#me.Rom: “In 1988 they let my children and I leave Czechoslovakia to visit my husband in Washington, D.C. and we never went back” says opera singer and producer Helena Šafářová
“My husband legally travelled from Czechoslovakia to the United States on a fellowship with the National Institute of Health. At first they wouldn’t let me bring the children to visit him, but in 1988 they did, so we left and never came back. Because of that, my husband was not allowed to return, not even for his father’s funeral,” says Helena Šafářová (72), who has taught Czech to diplomats, worked as a bank manager and performed as a mezzo soprano in musicals during her life in the USA.

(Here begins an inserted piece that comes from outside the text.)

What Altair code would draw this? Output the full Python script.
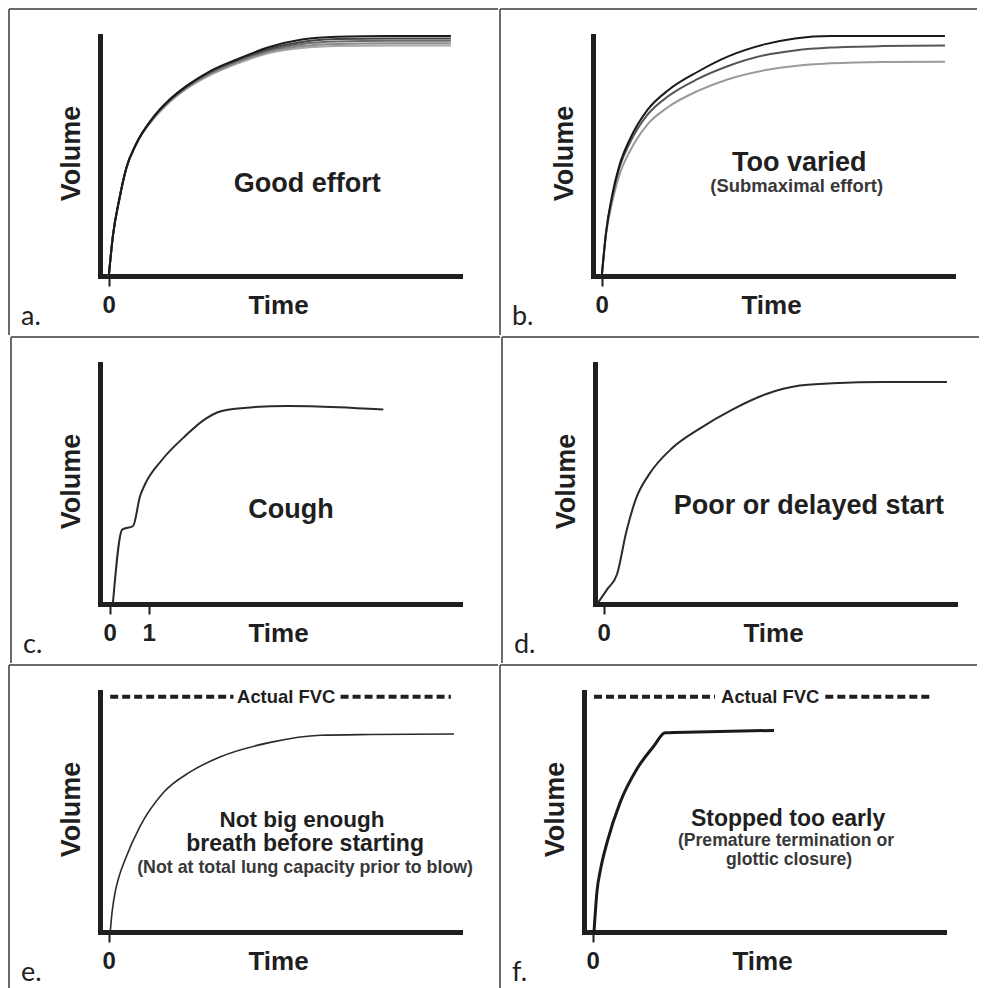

Helena Šafářová (PHOTO: František Bikár)
Helena spent her childhood in Moravia living with her grandfather and later started her studies in Prague in Cultural Educational Work, after which she began working for the famous production agency Pragokoncert. “We arranged concerts and shows for Czechoslovak performers and arranged the contracts with the producers,” she told ROMEA TV.
After emigrating and settling her family in the state of Maryland, not far from Washington, D.C., she had to find work fast, as her husband’s income was not enough. “My husband had a stipend, not a salary that could cover the needs of four people, right, so I began working too at the National Institute of Health. We lived there 10 years and my two daughters attended school there. I began teaching the Czech language at the State Department, which is something like an Interior Ministry,” Šafářová reminisces.
They waited almost 10 years for a green card and the successful scientific career of her husband, Jiří, eventually redirected the family to San Francisco, where Helena got a job in a bank. “I began working behind the counter and worked my way up to a managerial position. I was a loan officer. Then my husband was offered a job at a university in Cleveland, so I enrolled in the Cleveland Institute of Music and started focusing much more on singing,” Šafářová describes her path to the world of music.
“I’d taken private lessons in California, where I started studying singing, but then when the children were at university I had the time to pay attention to myself. I performed in four opera productions for the Cleveland Opera and in several musical roles. Several years ago I started producing my own shows, since 2015 I’ve produced ‘Back to Broadway’, where several soloists, 10 or 12, basically sing hits from famous musicals,” says Šafářová, revealing that she has production plans for the next 10 years.
Šafářová admits her beginnings in the USA were not easy and that she lived through some very demanding moments. “To be honest, we had a lot of problems and worries in the beginning in America when it came to putting down roots here and raising our family somehow, and it was not easy. Sometimes it was complicated, so I didn’t have the time to follow what was happening in the Czech Republic, because it wasn’t my home anymore. I had to make this my home,” she explains.
Today she still visits the Czech Republic to see her mother, her siblings, her sister-in-law and her friends, but she is certain that the opportunity to emigrate was an enormous piece of luck. “My husband had a job and still does that he could never have had in Czechoslovakia. The children have graduated from schools they could never have attended there. I have had opportunities for self-realization that I would never have had there. I can’t imagine that, if I were the age I am today in Prague, that I would be as productive as I am now. I have plans for the next 10 years,” the energetic woman says.
She and her husband live between Cleveland and New York City, where one of her daughters also lives. However, she still considers Prague to be the most beautiful city in the world.
According to Šafářová, Romani people and their culture are all but unknown in the USA and the notion prevails that being Roma is just a lifestyle or a way of dressing. Her daughter, Petra Gelbart, is quite active and has long dedicated herself to Romani subject matter in Europe.
“[Petra] is basically studying it. She learned she is half-Romani and she feels she has a certain duty toward her Romani family members or other Romani people to contribute something, because she has an education that makes more things possible for her than for the Roma who are not educated and do not have the good luck to be able to study in America at Harvard, for example, as she did. It’s good she’s doing that, it’s good that she enjoys it and that she has the time for it, and it’s basically her life’s mission,” Šafářová says.